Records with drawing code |
————————

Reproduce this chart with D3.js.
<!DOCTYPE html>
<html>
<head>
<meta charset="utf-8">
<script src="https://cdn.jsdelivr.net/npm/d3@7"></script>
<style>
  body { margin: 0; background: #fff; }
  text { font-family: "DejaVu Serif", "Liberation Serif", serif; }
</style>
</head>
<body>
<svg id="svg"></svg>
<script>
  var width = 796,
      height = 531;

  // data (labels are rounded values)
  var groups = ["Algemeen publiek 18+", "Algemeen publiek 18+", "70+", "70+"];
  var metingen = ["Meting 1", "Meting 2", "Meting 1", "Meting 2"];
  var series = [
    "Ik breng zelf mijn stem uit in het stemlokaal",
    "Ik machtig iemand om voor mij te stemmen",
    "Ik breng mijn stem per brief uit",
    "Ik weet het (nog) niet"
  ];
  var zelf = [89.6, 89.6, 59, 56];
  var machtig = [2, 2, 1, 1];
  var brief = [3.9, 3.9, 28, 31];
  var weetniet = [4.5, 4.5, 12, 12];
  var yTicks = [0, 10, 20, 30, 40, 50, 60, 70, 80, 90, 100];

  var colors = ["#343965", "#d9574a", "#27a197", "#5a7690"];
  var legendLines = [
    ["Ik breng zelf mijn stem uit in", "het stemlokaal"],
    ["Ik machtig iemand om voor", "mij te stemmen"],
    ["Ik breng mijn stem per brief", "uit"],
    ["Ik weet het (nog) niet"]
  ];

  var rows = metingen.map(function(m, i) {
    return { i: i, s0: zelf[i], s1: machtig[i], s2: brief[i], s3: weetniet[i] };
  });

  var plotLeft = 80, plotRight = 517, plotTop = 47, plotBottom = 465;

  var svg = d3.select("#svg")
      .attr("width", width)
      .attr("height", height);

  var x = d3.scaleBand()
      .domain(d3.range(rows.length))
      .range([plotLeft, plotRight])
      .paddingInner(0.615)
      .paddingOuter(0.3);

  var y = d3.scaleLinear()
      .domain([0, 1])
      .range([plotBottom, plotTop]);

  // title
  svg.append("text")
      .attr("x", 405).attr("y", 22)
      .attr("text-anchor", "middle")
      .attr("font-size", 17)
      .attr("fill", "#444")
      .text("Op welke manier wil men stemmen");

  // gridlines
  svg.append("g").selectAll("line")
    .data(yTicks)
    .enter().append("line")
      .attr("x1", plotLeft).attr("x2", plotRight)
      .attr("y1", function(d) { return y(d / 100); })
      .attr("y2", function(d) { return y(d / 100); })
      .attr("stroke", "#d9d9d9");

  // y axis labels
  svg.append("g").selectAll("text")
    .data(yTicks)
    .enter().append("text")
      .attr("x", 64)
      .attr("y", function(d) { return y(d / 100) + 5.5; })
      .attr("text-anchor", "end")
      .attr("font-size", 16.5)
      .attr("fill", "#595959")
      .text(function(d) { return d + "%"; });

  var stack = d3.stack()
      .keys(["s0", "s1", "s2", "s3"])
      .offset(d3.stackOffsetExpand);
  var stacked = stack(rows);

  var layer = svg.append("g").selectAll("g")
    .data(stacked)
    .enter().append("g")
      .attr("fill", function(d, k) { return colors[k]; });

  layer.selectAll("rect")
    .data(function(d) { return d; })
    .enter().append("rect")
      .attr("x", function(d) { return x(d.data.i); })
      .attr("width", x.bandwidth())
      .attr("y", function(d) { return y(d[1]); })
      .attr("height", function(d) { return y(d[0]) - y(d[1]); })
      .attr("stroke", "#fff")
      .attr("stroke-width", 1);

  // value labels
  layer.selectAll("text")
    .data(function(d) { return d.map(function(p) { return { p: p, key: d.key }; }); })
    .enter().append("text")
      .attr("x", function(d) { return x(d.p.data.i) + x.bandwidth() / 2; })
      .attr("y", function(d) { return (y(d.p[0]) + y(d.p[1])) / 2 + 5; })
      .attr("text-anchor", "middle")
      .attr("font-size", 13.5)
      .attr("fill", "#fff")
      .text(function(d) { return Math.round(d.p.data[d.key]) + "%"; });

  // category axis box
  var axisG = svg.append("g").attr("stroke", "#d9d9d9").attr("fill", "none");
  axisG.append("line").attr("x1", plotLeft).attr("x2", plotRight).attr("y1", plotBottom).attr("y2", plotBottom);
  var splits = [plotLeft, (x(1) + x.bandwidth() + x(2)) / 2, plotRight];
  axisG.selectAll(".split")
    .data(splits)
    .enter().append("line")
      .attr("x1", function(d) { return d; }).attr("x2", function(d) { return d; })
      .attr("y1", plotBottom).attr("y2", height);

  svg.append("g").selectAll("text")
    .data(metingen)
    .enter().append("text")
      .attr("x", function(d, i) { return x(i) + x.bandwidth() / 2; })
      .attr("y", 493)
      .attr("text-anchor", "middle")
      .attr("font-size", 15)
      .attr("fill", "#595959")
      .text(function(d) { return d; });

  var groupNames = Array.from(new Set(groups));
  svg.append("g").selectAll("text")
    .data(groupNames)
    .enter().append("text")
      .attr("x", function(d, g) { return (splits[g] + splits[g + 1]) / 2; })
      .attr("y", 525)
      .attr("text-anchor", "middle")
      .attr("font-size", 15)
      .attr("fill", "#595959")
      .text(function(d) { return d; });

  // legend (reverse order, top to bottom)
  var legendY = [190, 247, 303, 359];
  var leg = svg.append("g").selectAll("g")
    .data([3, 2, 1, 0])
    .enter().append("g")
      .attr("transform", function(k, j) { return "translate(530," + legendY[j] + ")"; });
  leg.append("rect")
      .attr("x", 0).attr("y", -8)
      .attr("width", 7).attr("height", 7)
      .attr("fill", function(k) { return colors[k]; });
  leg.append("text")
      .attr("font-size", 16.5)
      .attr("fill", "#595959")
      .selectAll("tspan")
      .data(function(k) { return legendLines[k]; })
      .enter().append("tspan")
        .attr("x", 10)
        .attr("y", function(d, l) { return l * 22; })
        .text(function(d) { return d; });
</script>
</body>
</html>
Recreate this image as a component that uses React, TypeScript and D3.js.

————————

Exercise description |
Extract each entry in full, exactly as given.

Exercise response |
Reproduce this chart with D3.js.
<!DOCTYPE html>
<html>
<head>
<meta charset="utf-8">
<script src="https://cdn.jsdelivr.net/npm/d3@7"></script>
<style>
  body { margin: 0; background: #fff; }
  text { font-family: "DejaVu Serif", "Liberation Serif", serif; }
</style>
</head>
<body>
<svg id="svg"></svg>
<script>
  var width = 796,
      height = 531;

  // data (labels are rounded values)
  var groups = ["Algemeen publiek 18+", "Algemeen publiek 18+", "70+", "70+"];
  var metingen = ["Meting 1", "Meting 2", "Meting 1", "Meting 2"];
  var series = [
    "Ik breng zelf mijn stem uit in het stemlokaal",
    "Ik machtig iemand om voor mij te stemmen",
    "Ik breng mijn stem per brief uit",
    "Ik weet het (nog) niet"
  ];
  var zelf = [89.6, 89.6, 59, 56];
  var machtig = [2, 2, 1, 1];
  var brief = [3.9, 3.9, 28, 31];
  var weetniet = [4.5, 4.5, 12, 12];
  var yTicks = [0, 10, 20, 30, 40, 50, 60, 70, 80, 90, 100];

  var colors = ["#343965", "#d9574a", "#27a197", "#5a7690"];
  var legendLines = [
    ["Ik breng zelf mijn stem uit in", "het stemlokaal"],
    ["Ik machtig iemand om voor", "mij te stemmen"],
    ["Ik breng mijn stem per brief", "uit"],
    ["Ik weet het (nog) niet"]
  ];

  var rows = metingen.map(function(m, i) {
    return { i: i, s0: zelf[i], s1: machtig[i], s2: brief[i], s3: weetniet[i] };
  });

  var plotLeft = 80, plotRight = 517, plotTop = 47, plotBottom = 465;

  var svg = d3.select("#svg")
      .attr("width", width)
      .attr("height", height);

  var x = d3.scaleBand()
      .domain(d3.range(rows.length))
      .range([plotLeft, plotRight])
      .paddingInner(0.615)
      .paddingOuter(0.3);

  var y = d3.scaleLinear()
      .domain([0, 1])
      .range([plotBottom, plotTop]);

  // title
  svg.append("text")
      .attr("x", 405).attr("y", 22)
      .attr("text-anchor", "middle")
      .attr("font-size", 17)
      .attr("fill", "#444")
      .text("Op welke manier wil men stemmen");

  // gridlines
  svg.append("g").selectAll("line")
    .data(yTicks)
    .enter().append("line")
      .attr("x1", plotLeft).attr("x2", plotRight)
      .attr("y1", function(d) { return y(d / 100); })
      .attr("y2", function(d) { return y(d / 100); })
      .attr("stroke", "#d9d9d9");

  // y axis labels
  svg.append("g").selectAll("text")
    .data(yTicks)
    .enter().append("text")
      .attr("x", 64)
      .attr("y", function(d) { return y(d / 100) + 5.5; })
      .attr("text-anchor", "end")
      .attr("font-size", 16.5)
      .attr("fill", "#595959")
      .text(function(d) { return d + "%"; });

  var stack = d3.stack()
      .keys(["s0", "s1", "s2", "s3"])
      .offset(d3.stackOffsetExpand);
  var stacked = stack(rows);

  var layer = svg.append("g").selectAll("g")
    .data(stacked)
    .enter().append("g")
      .attr("fill", function(d, k) { return colors[k]; });

  layer.selectAll("rect")
    .data(function(d) { return d; })
    .enter().append("rect")
      .attr("x", function(d) { return x(d.data.i); })
      .attr("width", x.bandwidth())
      .attr("y", function(d) { return y(d[1]); })
      .attr("height", function(d) { return y(d[0]) - y(d[1]); })
      .attr("stroke", "#fff")
      .attr("stroke-width", 1);

  // value labels
  layer.selectAll("text")
    .data(function(d) { return d.map(function(p) { return { p: p, key: d.key }; }); })
    .enter().append("text")
      .attr("x", function(d) { return x(d.p.data.i) + x.bandwidth() / 2; })
      .attr("y", function(d) { return (y(d.p[0]) + y(d.p[1])) / 2 + 5; })
      .attr("text-anchor", "middle")
      .attr("font-size", 13.5)
      .attr("fill", "#fff")
      .text(function(d) { return Math.round(d.p.data[d.key]) + "%"; });

  // category axis box
  var axisG = svg.append("g").attr("stroke", "#d9d9d9").attr("fill", "none");
  axisG.append("line").attr("x1", plotLeft).attr("x2", plotRight).attr("y1", plotBottom).attr("y2", plotBottom);
  var splits = [plotLeft, (x(1) + x.bandwidth() + x(2)) / 2, plotRight];
  axisG.selectAll(".split")
    .data(splits)
    .enter().append("line")
      .attr("x1", function(d) { return d; }).attr("x2", function(d) { return d; })
      .attr("y1", plotBottom).attr("y2", height);

  svg.append("g").selectAll("text")
    .data(metingen)
    .enter().append("text")
      .attr("x", function(d, i) { return x(i) + x.bandwidth() / 2; })
      .attr("y", 493)
      .attr("text-anchor", "middle")
      .attr("font-size", 15)
      .attr("fill", "#595959")
      .text(function(d) { return d; });

  var groupNames = Array.from(new Set(groups));
  svg.append("g").selectAll("text")
    .data(groupNames)
    .enter().append("text")
      .attr("x", function(d, g) { return (splits[g] + splits[g + 1]) / 2; })
      .attr("y", 525)
      .attr("text-anchor", "middle")
      .attr("font-size", 15)
      .attr("fill", "#595959")
      .text(function(d) { return d; });

  // legend (reverse order, top to bottom)
  var legendY = [190, 247, 303, 359];
  var leg = svg.append("g").selectAll("g")
    .data([3, 2, 1, 0])
    .enter().append("g")
      .attr("transform", function(k, j) { return "translate(530," + legendY[j] + ")"; });
  leg.append("rect")
      .attr("x", 0).attr("y", -8)
      .attr("width", 7).attr("height", 7)
      .attr("fill", function(k) { return colors[k]; });
  leg.append("text")
      .attr("font-size", 16.5)
      .attr("fill", "#595959")
      .selectAll("tspan")
      .data(function(k) { return legendLines[k]; })
      .enter().append("tspan")
        .attr("x", 10)
        .attr("y", function(d, l) { return l * 22; })
        .text(function(d) { return d; });
</script>
</body>
</html>
Recreate this image as a component that uses React, TypeScript and D3.js.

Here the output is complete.